EXERCISE TASK: In the entries below, which lines run from the one containing "Write the matplotlib code for this chart." to the one containing "10.55, 10.85, 11.2]"? Copy exactly those lines, ends included, and no others.

EXERCISE MATERIAL:
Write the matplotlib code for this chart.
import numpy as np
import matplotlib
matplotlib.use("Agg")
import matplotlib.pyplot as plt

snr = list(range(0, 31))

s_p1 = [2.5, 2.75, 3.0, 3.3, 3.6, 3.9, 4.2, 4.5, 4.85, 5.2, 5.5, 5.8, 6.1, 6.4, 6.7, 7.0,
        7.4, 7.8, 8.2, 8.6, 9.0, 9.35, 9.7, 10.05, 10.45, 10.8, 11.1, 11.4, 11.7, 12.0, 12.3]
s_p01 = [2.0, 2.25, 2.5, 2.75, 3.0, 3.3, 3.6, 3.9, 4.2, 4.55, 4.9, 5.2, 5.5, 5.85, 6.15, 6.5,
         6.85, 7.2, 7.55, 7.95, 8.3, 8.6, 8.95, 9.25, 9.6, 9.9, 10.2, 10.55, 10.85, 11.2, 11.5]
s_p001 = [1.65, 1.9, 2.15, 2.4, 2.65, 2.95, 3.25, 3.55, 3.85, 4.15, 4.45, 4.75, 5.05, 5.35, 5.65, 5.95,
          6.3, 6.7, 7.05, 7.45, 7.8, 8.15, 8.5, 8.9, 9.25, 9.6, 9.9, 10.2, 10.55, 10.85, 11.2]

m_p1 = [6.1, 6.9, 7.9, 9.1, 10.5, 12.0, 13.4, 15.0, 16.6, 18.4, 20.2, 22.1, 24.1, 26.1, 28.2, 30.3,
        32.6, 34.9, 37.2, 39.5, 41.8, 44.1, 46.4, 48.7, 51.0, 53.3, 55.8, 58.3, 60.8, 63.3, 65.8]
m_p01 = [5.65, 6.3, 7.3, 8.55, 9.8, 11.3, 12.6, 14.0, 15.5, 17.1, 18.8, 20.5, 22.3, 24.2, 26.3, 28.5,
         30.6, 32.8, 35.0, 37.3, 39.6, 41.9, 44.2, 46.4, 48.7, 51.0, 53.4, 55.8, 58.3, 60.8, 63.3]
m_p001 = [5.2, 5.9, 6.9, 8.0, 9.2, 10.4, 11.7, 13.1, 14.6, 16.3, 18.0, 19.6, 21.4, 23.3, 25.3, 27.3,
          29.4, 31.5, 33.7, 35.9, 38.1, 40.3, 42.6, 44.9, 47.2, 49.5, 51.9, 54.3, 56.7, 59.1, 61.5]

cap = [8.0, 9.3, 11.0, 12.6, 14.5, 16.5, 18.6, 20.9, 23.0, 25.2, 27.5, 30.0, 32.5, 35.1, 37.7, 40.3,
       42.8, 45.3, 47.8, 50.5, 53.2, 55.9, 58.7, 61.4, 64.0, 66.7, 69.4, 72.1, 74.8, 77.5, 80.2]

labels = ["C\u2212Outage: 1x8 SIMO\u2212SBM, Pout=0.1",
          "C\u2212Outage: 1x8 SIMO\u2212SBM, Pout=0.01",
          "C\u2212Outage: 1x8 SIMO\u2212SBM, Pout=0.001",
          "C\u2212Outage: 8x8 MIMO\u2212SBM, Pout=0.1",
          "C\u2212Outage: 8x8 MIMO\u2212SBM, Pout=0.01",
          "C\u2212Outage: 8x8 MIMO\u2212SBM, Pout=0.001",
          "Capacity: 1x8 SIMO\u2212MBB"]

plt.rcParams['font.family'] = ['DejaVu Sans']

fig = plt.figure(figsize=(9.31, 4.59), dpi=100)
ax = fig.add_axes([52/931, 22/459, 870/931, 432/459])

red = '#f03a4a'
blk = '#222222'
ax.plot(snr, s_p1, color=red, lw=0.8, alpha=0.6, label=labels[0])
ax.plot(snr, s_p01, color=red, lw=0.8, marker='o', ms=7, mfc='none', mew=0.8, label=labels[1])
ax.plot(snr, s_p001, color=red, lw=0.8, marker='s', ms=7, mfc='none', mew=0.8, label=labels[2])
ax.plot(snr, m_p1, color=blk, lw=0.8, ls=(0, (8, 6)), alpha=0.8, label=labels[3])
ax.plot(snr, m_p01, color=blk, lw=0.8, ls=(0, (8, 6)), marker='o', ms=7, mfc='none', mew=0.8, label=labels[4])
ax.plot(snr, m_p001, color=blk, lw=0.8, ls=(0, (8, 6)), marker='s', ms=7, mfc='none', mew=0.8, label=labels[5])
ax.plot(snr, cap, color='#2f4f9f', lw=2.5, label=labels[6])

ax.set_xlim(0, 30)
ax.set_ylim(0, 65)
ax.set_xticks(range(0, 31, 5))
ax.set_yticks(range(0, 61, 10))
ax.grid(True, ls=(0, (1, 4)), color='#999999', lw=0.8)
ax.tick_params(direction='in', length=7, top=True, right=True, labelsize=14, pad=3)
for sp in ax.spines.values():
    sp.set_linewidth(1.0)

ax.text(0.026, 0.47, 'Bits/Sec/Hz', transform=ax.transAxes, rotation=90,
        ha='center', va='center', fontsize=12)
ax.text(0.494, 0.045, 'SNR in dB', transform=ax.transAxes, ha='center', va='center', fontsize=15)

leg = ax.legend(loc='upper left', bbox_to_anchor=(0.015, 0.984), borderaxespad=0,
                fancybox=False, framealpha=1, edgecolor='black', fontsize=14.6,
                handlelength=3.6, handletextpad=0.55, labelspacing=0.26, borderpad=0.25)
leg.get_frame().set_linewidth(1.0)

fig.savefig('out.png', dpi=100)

* * *

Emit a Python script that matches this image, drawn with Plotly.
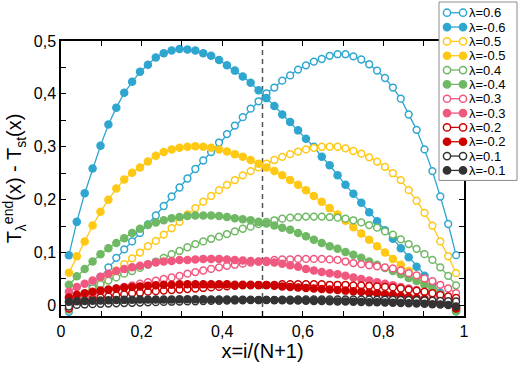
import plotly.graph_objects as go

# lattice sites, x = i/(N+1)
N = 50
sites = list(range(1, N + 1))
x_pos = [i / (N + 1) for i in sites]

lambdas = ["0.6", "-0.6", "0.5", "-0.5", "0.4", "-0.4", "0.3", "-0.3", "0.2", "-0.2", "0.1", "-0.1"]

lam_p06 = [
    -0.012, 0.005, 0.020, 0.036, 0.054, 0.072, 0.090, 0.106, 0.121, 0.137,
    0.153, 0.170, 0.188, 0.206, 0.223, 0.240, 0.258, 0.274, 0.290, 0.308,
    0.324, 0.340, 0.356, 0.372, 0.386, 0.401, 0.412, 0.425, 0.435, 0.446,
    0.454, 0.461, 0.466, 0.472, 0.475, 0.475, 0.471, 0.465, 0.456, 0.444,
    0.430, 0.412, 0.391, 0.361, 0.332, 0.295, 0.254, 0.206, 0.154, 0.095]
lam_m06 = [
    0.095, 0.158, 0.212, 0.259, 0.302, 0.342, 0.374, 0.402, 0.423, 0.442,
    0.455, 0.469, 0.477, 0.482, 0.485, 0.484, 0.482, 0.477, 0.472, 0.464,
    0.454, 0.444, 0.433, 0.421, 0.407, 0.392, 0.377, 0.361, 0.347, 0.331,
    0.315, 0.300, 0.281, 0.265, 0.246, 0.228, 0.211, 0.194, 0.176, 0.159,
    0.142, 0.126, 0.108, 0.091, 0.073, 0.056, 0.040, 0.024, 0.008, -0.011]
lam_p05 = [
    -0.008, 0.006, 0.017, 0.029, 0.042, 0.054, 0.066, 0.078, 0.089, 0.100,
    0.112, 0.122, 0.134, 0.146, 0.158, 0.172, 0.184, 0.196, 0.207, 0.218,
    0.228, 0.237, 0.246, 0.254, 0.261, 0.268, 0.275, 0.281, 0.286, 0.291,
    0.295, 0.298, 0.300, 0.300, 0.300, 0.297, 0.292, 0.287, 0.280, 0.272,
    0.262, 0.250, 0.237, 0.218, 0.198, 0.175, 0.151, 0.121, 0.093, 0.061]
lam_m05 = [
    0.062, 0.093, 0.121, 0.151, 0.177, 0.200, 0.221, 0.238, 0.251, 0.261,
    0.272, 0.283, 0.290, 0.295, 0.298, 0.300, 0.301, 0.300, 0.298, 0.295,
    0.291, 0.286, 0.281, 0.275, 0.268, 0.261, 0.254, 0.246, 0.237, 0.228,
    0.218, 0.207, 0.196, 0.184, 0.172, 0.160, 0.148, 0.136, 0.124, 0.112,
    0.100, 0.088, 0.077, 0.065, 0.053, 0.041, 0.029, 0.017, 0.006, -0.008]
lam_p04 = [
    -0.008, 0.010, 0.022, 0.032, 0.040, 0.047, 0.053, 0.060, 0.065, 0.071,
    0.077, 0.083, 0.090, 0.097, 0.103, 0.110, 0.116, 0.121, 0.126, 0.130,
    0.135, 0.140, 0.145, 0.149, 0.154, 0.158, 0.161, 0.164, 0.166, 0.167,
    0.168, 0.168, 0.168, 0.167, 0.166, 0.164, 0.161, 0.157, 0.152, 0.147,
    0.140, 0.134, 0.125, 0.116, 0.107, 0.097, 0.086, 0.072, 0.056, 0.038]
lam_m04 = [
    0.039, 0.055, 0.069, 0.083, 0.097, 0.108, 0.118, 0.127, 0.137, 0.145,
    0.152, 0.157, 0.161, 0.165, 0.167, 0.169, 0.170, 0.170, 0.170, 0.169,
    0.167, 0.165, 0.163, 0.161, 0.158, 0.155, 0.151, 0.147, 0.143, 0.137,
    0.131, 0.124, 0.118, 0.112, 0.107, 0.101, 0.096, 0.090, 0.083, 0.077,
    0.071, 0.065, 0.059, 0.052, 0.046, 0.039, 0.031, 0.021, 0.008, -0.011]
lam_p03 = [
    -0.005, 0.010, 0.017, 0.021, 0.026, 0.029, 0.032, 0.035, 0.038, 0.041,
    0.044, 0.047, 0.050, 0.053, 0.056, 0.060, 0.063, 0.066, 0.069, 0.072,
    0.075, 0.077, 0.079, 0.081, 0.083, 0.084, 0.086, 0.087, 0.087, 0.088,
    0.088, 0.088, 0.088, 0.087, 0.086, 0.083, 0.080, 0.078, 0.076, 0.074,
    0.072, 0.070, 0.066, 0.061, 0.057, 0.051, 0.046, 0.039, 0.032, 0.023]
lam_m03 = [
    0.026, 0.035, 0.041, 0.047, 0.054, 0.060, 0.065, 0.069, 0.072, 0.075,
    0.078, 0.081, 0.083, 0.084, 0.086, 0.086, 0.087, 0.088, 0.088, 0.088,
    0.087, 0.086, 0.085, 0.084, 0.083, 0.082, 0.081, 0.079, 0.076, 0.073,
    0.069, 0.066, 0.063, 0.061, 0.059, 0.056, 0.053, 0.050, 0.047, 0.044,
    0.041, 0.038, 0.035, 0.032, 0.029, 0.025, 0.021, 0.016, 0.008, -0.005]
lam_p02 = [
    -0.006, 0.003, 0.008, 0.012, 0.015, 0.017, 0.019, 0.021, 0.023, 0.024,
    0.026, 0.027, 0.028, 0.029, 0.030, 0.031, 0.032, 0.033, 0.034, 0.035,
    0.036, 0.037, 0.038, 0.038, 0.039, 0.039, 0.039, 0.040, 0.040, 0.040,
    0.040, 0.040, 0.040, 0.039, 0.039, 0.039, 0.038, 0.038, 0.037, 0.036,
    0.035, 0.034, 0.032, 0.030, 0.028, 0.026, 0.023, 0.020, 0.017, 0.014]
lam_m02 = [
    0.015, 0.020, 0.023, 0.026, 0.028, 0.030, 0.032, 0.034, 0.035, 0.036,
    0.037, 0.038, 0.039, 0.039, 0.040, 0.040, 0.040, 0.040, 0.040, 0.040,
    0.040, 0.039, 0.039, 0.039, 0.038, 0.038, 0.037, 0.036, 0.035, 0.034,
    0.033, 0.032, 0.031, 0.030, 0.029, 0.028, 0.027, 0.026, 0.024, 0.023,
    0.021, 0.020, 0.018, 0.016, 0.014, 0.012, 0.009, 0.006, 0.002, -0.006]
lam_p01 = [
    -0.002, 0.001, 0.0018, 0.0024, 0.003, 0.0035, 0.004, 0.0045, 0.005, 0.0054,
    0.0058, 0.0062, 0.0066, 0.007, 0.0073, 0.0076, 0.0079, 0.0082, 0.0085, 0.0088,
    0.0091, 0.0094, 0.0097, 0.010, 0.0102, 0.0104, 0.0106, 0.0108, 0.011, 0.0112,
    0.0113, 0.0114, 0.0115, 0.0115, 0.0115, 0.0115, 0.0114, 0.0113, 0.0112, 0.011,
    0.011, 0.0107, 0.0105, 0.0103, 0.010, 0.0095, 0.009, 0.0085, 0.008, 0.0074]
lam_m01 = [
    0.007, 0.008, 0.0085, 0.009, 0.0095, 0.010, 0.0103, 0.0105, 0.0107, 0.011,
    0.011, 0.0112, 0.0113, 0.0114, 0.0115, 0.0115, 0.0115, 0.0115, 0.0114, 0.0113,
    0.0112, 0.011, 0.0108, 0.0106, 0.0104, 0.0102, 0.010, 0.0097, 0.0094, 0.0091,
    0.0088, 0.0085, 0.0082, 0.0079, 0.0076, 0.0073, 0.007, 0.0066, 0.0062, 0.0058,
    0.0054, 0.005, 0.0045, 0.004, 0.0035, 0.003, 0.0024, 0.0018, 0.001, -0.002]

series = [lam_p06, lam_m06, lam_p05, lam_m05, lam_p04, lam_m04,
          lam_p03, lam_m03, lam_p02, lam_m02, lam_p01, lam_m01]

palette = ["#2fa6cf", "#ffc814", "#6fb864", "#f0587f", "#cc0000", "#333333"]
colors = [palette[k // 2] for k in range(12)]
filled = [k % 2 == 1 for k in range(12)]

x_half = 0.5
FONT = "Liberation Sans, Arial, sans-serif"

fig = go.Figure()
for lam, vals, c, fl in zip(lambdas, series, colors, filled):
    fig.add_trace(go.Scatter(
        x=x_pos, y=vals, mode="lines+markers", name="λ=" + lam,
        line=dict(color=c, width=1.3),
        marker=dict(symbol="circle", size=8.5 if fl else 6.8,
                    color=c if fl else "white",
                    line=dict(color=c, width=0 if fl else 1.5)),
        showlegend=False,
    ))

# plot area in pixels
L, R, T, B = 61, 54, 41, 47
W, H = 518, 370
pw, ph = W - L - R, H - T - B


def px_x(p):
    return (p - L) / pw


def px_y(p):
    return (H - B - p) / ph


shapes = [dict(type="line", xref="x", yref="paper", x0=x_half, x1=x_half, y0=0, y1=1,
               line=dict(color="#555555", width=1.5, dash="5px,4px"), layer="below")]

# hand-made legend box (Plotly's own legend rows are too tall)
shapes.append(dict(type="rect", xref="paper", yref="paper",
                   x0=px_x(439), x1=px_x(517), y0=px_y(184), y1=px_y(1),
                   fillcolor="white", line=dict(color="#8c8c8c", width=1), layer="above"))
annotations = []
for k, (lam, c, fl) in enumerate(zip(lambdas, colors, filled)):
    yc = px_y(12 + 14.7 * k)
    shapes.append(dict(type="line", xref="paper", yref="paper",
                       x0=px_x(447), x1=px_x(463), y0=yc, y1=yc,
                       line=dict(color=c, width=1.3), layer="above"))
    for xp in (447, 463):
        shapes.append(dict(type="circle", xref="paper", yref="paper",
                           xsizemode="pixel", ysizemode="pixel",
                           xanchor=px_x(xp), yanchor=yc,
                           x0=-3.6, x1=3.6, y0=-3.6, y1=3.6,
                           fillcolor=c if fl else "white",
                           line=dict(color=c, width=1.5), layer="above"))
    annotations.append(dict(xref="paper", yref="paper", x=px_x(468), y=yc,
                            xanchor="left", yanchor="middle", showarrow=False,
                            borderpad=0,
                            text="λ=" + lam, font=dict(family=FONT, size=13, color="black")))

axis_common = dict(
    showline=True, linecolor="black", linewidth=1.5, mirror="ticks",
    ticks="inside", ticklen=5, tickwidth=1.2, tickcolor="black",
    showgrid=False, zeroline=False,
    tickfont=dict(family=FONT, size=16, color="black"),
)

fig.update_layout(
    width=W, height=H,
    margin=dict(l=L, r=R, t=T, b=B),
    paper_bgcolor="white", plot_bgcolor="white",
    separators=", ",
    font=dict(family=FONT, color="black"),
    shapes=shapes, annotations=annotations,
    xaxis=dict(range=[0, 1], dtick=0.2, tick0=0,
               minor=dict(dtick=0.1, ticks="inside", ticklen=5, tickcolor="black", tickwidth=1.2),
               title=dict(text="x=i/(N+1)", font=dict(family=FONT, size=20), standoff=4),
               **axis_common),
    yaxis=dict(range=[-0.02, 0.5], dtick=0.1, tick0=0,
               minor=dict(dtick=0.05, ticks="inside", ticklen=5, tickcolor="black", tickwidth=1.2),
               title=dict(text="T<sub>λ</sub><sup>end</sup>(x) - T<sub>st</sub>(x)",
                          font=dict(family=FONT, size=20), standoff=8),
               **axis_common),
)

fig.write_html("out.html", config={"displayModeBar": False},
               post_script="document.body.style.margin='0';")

---

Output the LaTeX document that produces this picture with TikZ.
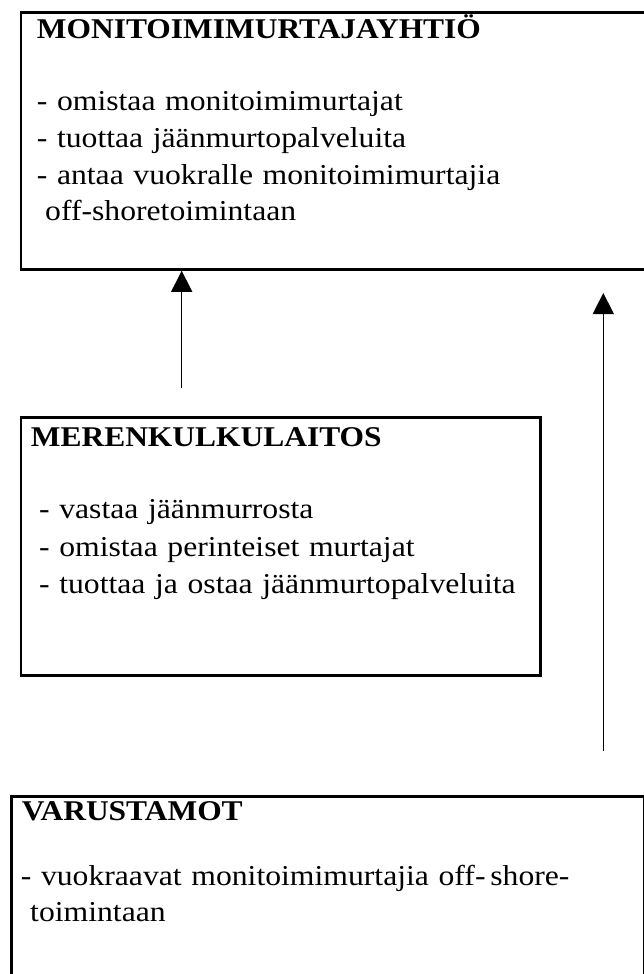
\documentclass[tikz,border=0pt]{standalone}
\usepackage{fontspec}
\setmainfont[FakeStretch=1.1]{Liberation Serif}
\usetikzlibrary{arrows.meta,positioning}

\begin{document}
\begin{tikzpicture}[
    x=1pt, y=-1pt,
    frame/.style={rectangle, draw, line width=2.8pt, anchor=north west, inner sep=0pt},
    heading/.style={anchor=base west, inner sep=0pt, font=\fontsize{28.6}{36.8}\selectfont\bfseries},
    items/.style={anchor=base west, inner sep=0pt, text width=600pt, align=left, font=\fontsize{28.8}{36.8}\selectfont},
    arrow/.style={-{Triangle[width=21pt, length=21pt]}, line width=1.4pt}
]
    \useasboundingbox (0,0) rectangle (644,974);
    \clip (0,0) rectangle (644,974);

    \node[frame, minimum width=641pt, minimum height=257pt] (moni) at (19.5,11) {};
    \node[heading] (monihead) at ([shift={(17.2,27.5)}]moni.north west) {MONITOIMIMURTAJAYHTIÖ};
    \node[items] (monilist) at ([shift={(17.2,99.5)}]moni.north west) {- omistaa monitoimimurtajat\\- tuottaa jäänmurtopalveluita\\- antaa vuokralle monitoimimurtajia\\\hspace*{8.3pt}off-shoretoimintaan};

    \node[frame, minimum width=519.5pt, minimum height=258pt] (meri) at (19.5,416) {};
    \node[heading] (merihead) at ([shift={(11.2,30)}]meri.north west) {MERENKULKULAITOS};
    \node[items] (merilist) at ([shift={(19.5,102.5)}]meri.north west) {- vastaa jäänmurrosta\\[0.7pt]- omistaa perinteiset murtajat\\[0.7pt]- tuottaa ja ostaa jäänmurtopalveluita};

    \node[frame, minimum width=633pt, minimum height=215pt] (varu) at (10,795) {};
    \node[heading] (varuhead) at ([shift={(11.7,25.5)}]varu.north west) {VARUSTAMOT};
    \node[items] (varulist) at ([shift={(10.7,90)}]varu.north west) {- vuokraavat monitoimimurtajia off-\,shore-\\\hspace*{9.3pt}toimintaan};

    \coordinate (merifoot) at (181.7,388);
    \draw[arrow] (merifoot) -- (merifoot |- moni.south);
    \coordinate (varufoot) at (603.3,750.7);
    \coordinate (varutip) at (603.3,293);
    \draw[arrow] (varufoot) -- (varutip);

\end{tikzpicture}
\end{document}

RESULT OF THIS EXERCISE:
Write the matplotlib code for this chart.
import numpy as np
import matplotlib
matplotlib.use("Agg")
import matplotlib.pyplot as plt

snr = list(range(0, 31))

s_p1 = [2.5, 2.75, 3.0, 3.3, 3.6, 3.9, 4.2, 4.5, 4.85, 5.2, 5.5, 5.8, 6.1, 6.4, 6.7, 7.0,
        7.4, 7.8, 8.2, 8.6, 9.0, 9.35, 9.7, 10.05, 10.45, 10.8, 11.1, 11.4, 11.7, 12.0, 12.3]
s_p01 = [2.0, 2.25, 2.5, 2.75, 3.0, 3.3, 3.6, 3.9, 4.2, 4.55, 4.9, 5.2, 5.5, 5.85, 6.15, 6.5,
         6.85, 7.2, 7.55, 7.95, 8.3, 8.6, 8.95, 9.25, 9.6, 9.9, 10.2, 10.55, 10.85, 11.2, 11.5]
s_p001 = [1.65, 1.9, 2.15, 2.4, 2.65, 2.95, 3.25, 3.55, 3.85, 4.15, 4.45, 4.75, 5.05, 5.35, 5.65, 5.95,
          6.3, 6.7, 7.05, 7.45, 7.8, 8.15, 8.5, 8.9, 9.25, 9.6, 9.9, 10.2, 10.55, 10.85, 11.2]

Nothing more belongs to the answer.